THE EXERCISE: Without the pictures, set down every line of the data exactly.

DATA BLOCK:
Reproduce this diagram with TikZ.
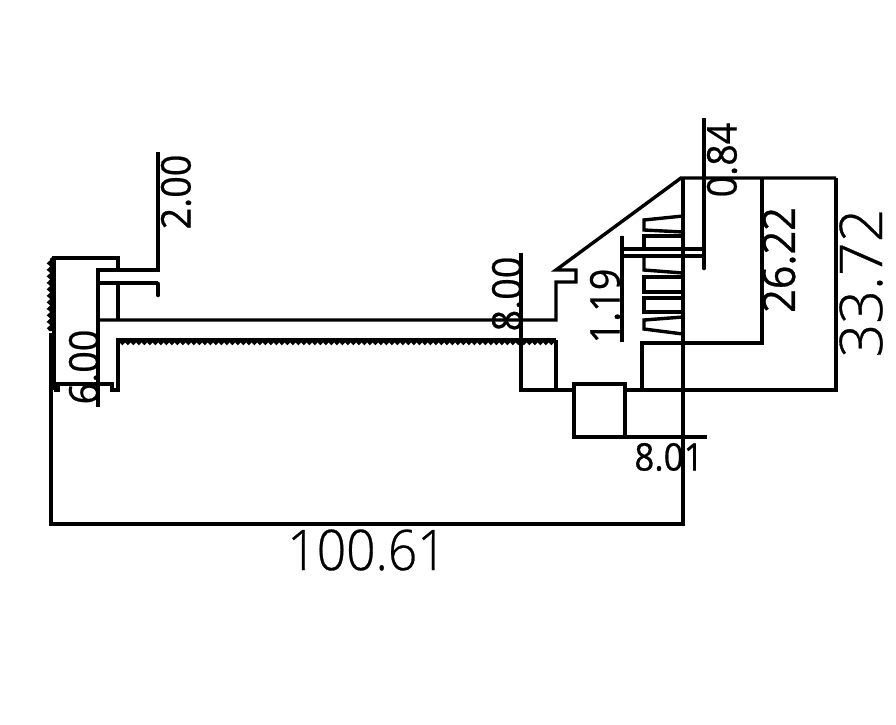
\documentclass[tikz,border=0pt]{standalone}
\usepackage{fontspec}
\usetikzlibrary{decorations.pathmorphing}
\newfontfamily\dimfont[FakeBold=0.6]{Open Sans}
\newfontfamily\bigdimfont[FakeBold=0.5]{Open Sans Light}

\begin{document}
\begin{tikzpicture}[x=1pt,y=-1pt,
                    outline/.style={line width=3.4pt,line join=miter},
                    tick/.style={line width=4.6pt,line cap=round},
                    teeth/.style={line width=2.6pt,decorate,decoration={snake,segment length=5.5pt,amplitude=1.4pt}},
                    wall teeth/.style={teeth,line width=3.4pt,decoration={snake,segment length=6.5pt,amplitude=1.8pt}},
                    dim label/.style={inner sep=0pt,rotate=90,xscale=.92,transform shape,font=\dimfont\fontsize{41}{41}\selectfont},
                    big label/.style={inner sep=0pt,xscale=.92,transform shape,font=\bigdimfont\fontsize{56}{56}\selectfont}]
  \useasboundingbox (0,0) rectangle (896,724);

  % left end
  \draw[outline] (54,390) -- (54,258) -- (118,258) -- (118,270);
  \draw[outline] (158,152) -- (158,270) -- (98,270) -- (98,407);
  \draw[outline] (158,283) -- (98,283);
  \draw[tick] (158,284) -- (158,295);
  \draw[outline] (118,283) -- (118,320);
  \draw[outline] (98,320) -- (556,320) -- (556,282) -- (576,282) -- (576,270) -- (556,270) -- (681,178) -- (836,178);
  \draw[outline] (54,390) -- (58,390) -- (58,384) -- (112,384) -- (112,390) -- (118,390) -- (118,340) -- (556,340);
  \draw[wall teeth] (51,258) -- (51,331);
  \draw[teeth] (118,342) -- (556,342);

  % middle block
  \draw[outline] (521,253) -- (521,390) -- (574,390);
  \draw[outline] (556,340) -- (556,390);
  \draw[outline] (574,384) rectangle (625,437);
  \draw[outline] (625,390) -- (836,390) -- (836,178);
  \draw[outline] (574,437) -- (707,437);

  % right end
  \draw[outline] (642,390) -- (642,343) -- (762,343) -- (762,178);
  \draw[outline] (683,178) -- (683,524) -- (51,524) -- (51,333);
  \draw[outline] (704,118) -- (704,268);
  \draw[outline] (622,236) -- (622,342);
  \draw[tick] (622,238) -- (622,248);
  \draw[tick] (622,258) -- (622,268);
  \draw[tick] (704,238) -- (704,248);
  \draw[tick] (704,258) -- (704,268);
  \draw[outline] (622,249) -- (704,249);
  \draw[outline] (622,256) -- (704,256);

  % fins
  \draw[outline] (683,216) -- (644,220) -- (644,230) -- (683,232);
  \draw[outline] (683,236) -- (644,236) -- (644,249);
  \draw[outline] (644,256) -- (644,270) -- (683,273);
  \draw[outline] (683,277) -- (644,277) -- (644,292) -- (683,292);
  \draw[outline] (683,298) -- (644,298) -- (644,312) -- (683,312);
  \draw[outline] (683,317) -- (644,320) -- (644,329) -- (683,334);

  \node[dim label] (gapdim) at (176,192) {2.00};
  \node[dim label] (stemdim) at (84,367) {6.00};
  \node[dim label] (walldim) at (507,294) {8.00};
  \node[dim label] (pitchdim) at (605,306) {1.19};
  \node[dim label] (findim) at (722,160) {0.84};
  \node[dim label,font=\dimfont\fontsize{45}{45}\selectfont] (innerdim) at (779,260) {26.22};
  \node[inner sep=0pt,rotate=90,font=\bigdimfont\fontsize{59}{59}\selectfont] (heightdim) at (861,283) {33.72};
  \node[inner sep=0pt,xscale=.92,transform shape,font=\dimfont\fontsize{38}{38}\selectfont] (basedim) at (669,457) {8.01};
  \node[big label] (lengthdim) at (367,550) {100.61};
\end{tikzpicture}
\end{document}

RESPONSE TO THIS TASK:
Reproduce this diagram with TikZ.
\documentclass[tikz,border=0pt]{standalone}
\usepackage{fontspec}
\usetikzlibrary{decorations.pathmorphing}
\newfontfamily\dimfont[FakeBold=0.6]{Open Sans}
\newfontfamily\bigdimfont[FakeBold=0.5]{Open Sans Light}

\begin{document}
\begin{tikzpicture}[x=1pt,y=-1pt,
                    outline/.style={line width=3.4pt,line join=miter},
                    tick/.style={line width=4.6pt,line cap=round},
                    teeth/.style={line width=2.6pt,decorate,decoration={snake,segment length=5.5pt,amplitude=1.4pt}},
                    wall teeth/.style={teeth,line width=3.4pt,decoration={snake,segment length=6.5pt,amplitude=1.8pt}},
                    dim label/.style={inner sep=0pt,rotate=90,xscale=.92,transform shape,font=\dimfont\fontsize{41}{41}\selectfont},
                    big label/.style={inner sep=0pt,xscale=.92,transform shape,font=\bigdimfont\fontsize{56}{56}\selectfont}]
  \useasboundingbox (0,0) rectangle (896,724);

  % left end
  \draw[outline] (54,390) -- (54,258) -- (118,258) -- (118,270);
  \draw[outline] (158,152) -- (158,270) -- (98,270) -- (98,407);
  \draw[outline] (158,283) -- (98,283);
  \draw[tick] (158,284) -- (158,295);
  \draw[outline] (118,283) -- (118,320);
  \draw[outline] (98,320) -- (556,320) -- (556,282) -- (576,282) -- (576,270) -- (556,270) -- (681,178) -- (836,178);
  \draw[outline] (54,390) -- (58,390) -- (58,384) -- (112,384) -- (112,390) -- (118,390) -- (118,340) -- (556,340);
  \draw[wall teeth] (51,258) -- (51,331);
  \draw[teeth] (118,342) -- (556,342);

  % middle block
  \draw[outline] (521,253) -- (521,390) -- (574,390);
  \draw[outline] (556,340) -- (556,390);
  \draw[outline] (574,384) rectangle (625,437);
  \draw[outline] (625,390) -- (836,390) -- (836,178);
  \draw[outline] (574,437) -- (707,437);

  % right end
  \draw[outline] (642,390) -- (642,343) -- (762,343) -- (762,178);
  \draw[outline] (683,178) -- (683,524) -- (51,524) -- (51,333);
  \draw[outline] (704,118) -- (704,268);
  \draw[outline] (622,236) -- (622,342);
  \draw[tick] (622,238) -- (622,248);
  \draw[tick] (622,258) -- (622,268);
  \draw[tick] (704,238) -- (704,248);
  \draw[tick] (704,258) -- (704,268);
  \draw[outline] (622,249) -- (704,249);
  \draw[outline] (622,256) -- (704,256);

  % fins
  \draw[outline] (683,216) -- (644,220) -- (644,230) -- (683,232);
  \draw[outline] (683,236) -- (644,236) -- (644,249);
  \draw[outline] (644,256) -- (644,270) -- (683,273);
  \draw[outline] (683,277) -- (644,277) -- (644,292) -- (683,292);
  \draw[outline] (683,298) -- (644,298) -- (644,312) -- (683,312);
  \draw[outline] (683,317) -- (644,320) -- (644,329) -- (683,334);

  \node[dim label] (gapdim) at (176,192) {2.00};
  \node[dim label] (stemdim) at (84,367) {6.00};
  \node[dim label] (walldim) at (507,294) {8.00};
  \node[dim label] (pitchdim) at (605,306) {1.19};
  \node[dim label] (findim) at (722,160) {0.84};
  \node[dim label,font=\dimfont\fontsize{45}{45}\selectfont] (innerdim) at (779,260) {26.22};
  \node[inner sep=0pt,rotate=90,font=\bigdimfont\fontsize{59}{59}\selectfont] (heightdim) at (861,283) {33.72};
  \node[inner sep=0pt,xscale=.92,transform shape,font=\dimfont\fontsize{38}{38}\selectfont] (basedim) at (669,457) {8.01};
  \node[big label] (lengthdim) at (367,550) {100.61};
\end{tikzpicture}
\end{document}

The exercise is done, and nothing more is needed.